The common folk do not exist in the mind or the sphere of influence that the Wall Street managers cocoon themselves in, the world of buccaneers sailing the financial seas on their privateers, trolling not just for gullible common folk, but actually any person or entity, even relatives in the buccaneering clan itself, as targets of opportunity.  Once arriving on “the street”, the Wall Street management and sales classes become mesmerized by the riches they see available for plucking, and embrace their role as a part of a buccaneering clan, becoming drunk on their booty.  They sneer at the rest of us awash in the roiling seas in their wake, secure in their superior position aboard their privateers, arrogant til the end of time.

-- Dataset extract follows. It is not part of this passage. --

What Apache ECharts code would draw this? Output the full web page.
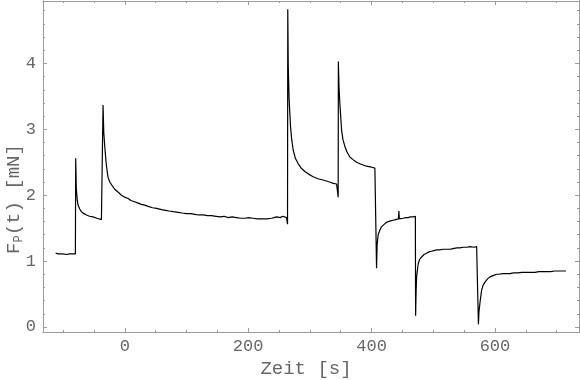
<!DOCTYPE html>
<html><head><meta charset="utf-8">
<script src="https://cdn.jsdelivr.net/npm/echarts@6/dist/echarts.min.js"></script>
<style>html,body{margin:0;padding:0;background:#fff}#c{width:580px;height:380px}</style>
</head><body><div id="c"></div>
<script>
// Zeit [s]
const time = [
  -112,-108,-105,-101,-98,-94,-90,-87,-84,-80,
  -79.5,-78.5,-77,-75.7,-73,-70.2,-66,-62.1,-57,-51.4,-45,-37.8,-35.5,
  -35.2,-34,-32.4,-31,-29.7,-27.1,-24.3,-20,-16.2,-10,-5.4,0,5.4,10,16,21.6,27,32.4,38,45,52,59.5,66,72,79,86.4,93,100,107,113.5,120,127,134,140.6,148,155,161,167.5,174,181,188,194.6,201,208,215,221.7,230,237.9,242,246,249,252,256,259,262.2,
  263.8,264.2,265,266.4,268.7,270.5,272.9,276.5,281,286,291.9,298,305.3,313,321.5,332,338,343.3,345.5,
  345.9,346.2,347.2,348.6,351.4,353.5,356.7,360,364.8,370,375.7,383,391.9,398,402,405.4,407.8,
  408.1,409,410.7,413.5,416,418.8,423,427,431,435,439,443.5,444.3,445,448,451.3,455,459,463,467.5,471,
  471.4,472.2,473,475.6,478,481.1,485,489.2,493,497,501,505.4,510,516,521,527,532,538,543,548.6,554,560,566,570.3,572.8,
  573.2,574,575.6,578.4,581,583.8,588,591.9,597,602.7,607,612,618,624.3,630,637,644,651.4,658,665,671,678.3,684,690,697,703,709,715.1
];
// F_P(t) [mN]
const force = [
  1.12,1.11,1.12,1.11,1.12,1.10,1.11,1.12,1.11,1.11,
  2.56,2.10,1.93,1.85,1.79,1.75,1.72,1.70,1.68,1.67,1.65,1.63,1.62,
  3.37,2.95,2.74,2.58,2.45,2.27,2.20,2.14,2.09,2.04,2.00,1.97,1.95,1.92,1.90,1.88,1.86,1.85,1.83,1.81,1.80,1.78,1.77,1.76,1.75,1.74,1.73,1.72,1.72,1.71,1.70,1.70,1.69,1.69,1.68,1.67,1.68,1.66,1.67,1.66,1.65,1.65,1.66,1.65,1.64,1.64,1.64,1.65,1.66,1.67,1.66,1.66,1.68,1.67,1.66,
  1.56,4.82,3.95,3.45,3.04,2.85,2.69,2.56,2.48,2.41,2.36,2.32,2.28,2.25,2.23,2.20,2.18,2.17,2.17,
  1.97,4.03,3.65,3.40,2.99,2.85,2.74,2.66,2.58,2.54,2.50,2.47,2.44,2.43,2.42,2.41,2.40,
  0.89,1.25,1.40,1.47,1.52,1.55,1.58,1.60,1.61,1.62,1.63,1.64,1.76,1.64,1.65,1.65,1.66,1.66,1.67,1.67,1.68,
  0.17,0.55,0.76,0.96,1.03,1.06,1.10,1.12,1.14,1.15,1.16,1.17,1.17,1.18,1.18,1.18,1.19,1.20,1.20,1.21,1.21,1.22,1.21,1.22,1.21,
  0.04,0.22,0.36,0.56,0.64,0.68,0.73,0.76,0.78,0.80,0.80,0.81,0.81,0.81,0.82,0.82,0.83,0.83,0.83,0.83,0.84,0.84,0.84,0.84,0.85,0.85,0.85,0.85
];
const xMajorTicks = [0, 200, 400, 600];
const xMinorTicks = [-100,-50,50,100,150,250,300,350,450,500,550,650,700];
const yMajorTicks = [0, 1, 2, 3, 4];
const yMinorTicks = [0.2,0.4,0.6,0.8,1.2,1.4,1.6,1.8,2.2,2.4,2.6,2.8,3.2,3.4,3.6,3.8,4.2,4.4,4.6,4.8];

const xMin = -132.5, xMax = 736.2, yMin = -0.076, yMax = 4.947;
const frameColor = '#9a9a9a';
const labelColor = '#666';
const fontFam = '"Liberation Mono", monospace';

function xAx(pos, ticks, len, labels) {
  return {
    type: 'value', position: pos, min: xMin, max: xMax,
    axisLine: {show: true, onZero: false, lineStyle: {color: frameColor, width: 1}},
    axisTick: {show: true, inside: true, length: len, customValues: ticks, lineStyle: {color: frameColor}},
    axisLabel: labels ? {show: true, customValues: ticks, color: labelColor, fontFamily: fontFam, fontSize: 17, margin: 6}
                      : {show: false},
    splitLine: {show: false}
  };
}
function yAx(pos, ticks, len, labels) {
  return {
    type: 'value', position: pos, min: yMin, max: yMax,
    axisLine: {show: true, onZero: false, lineStyle: {color: frameColor, width: 1}},
    axisTick: {show: true, inside: true, length: len, customValues: ticks, lineStyle: {color: frameColor}},
    axisLabel: labels ? {show: true, customValues: ticks, color: labelColor, fontFamily: fontFam, fontSize: 17, margin: 7}
                      : {show: false},
    splitLine: {show: false}
  };
}

const data = time.map((t, i) => [t, force[i]]);
const chart = echarts.init(document.getElementById('c'), null, {renderer: 'canvas'});
chart.setOption({
  animation: false,
  backgroundColor: '#fff',
  grid: {left: 43, right: 1, top: 1, bottom: 48, containLabel: false},
  xAxis: [
    xAx('bottom', xMajorTicks, 4, true),
    xAx('bottom', xMinorTicks, 2, false),
    xAx('top', xMajorTicks, 4, false),
    xAx('top', xMinorTicks, 2, false)
  ],
  yAxis: [
    yAx('left', yMajorTicks, 4, true),
    yAx('left', yMinorTicks, 2, false),
    yAx('right', yMajorTicks, 4, false),
    yAx('right', yMinorTicks, 2, false)
  ],
  series: [{
    type: 'line', data: data, xAxisIndex: 0, yAxisIndex: 0,
    showSymbol: false, symbol: 'none',
    lineStyle: {color: '#000', width: 1.2},
    clip: true
  }],
  graphic: [
    {type: 'text', x: 306, y: 369, style: {text: 'Zeit [s]', font: '19px "Liberation Mono", monospace', fill: '#666', align: 'center', verticalAlign: 'middle'}},
    {type: 'text', x: 14, y: 199, rotation: Math.PI / 2,
     style: {text: '{a|F}{s|P}{a|(t) [mN]}', align: 'center', verticalAlign: 'middle', fill: '#666',
       rich: {
         a: {fontFamily: 'Liberation Mono', fontSize: 19, fill: '#666', color: '#666'},
         s: {fontFamily: 'Liberation Mono', fontSize: 12, fill: '#666', color: '#666', padding: [10, 0, 0, 0]}
       }}}
  ]
});
</script></body></html>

The only thing that will hinder, if not sink the current crew of buccaneers, will be to relieve their captain of duty, and clawback, a very apropos term, the treasure distributed as bonuses, and for those crew members who did not already jump ship, even after being paid “retention bonuses”, make them walk the plank.  AIG and the American tax paying public do not need to bribe cut-throat pirates to stay aboard while the mess on the deck of AIG is swabbed up, there are plenty of other, honest, ethical, qualified members of the financial seafaring community who are capable of passing out life vests and unwinding the remaining risk exposures at AIG.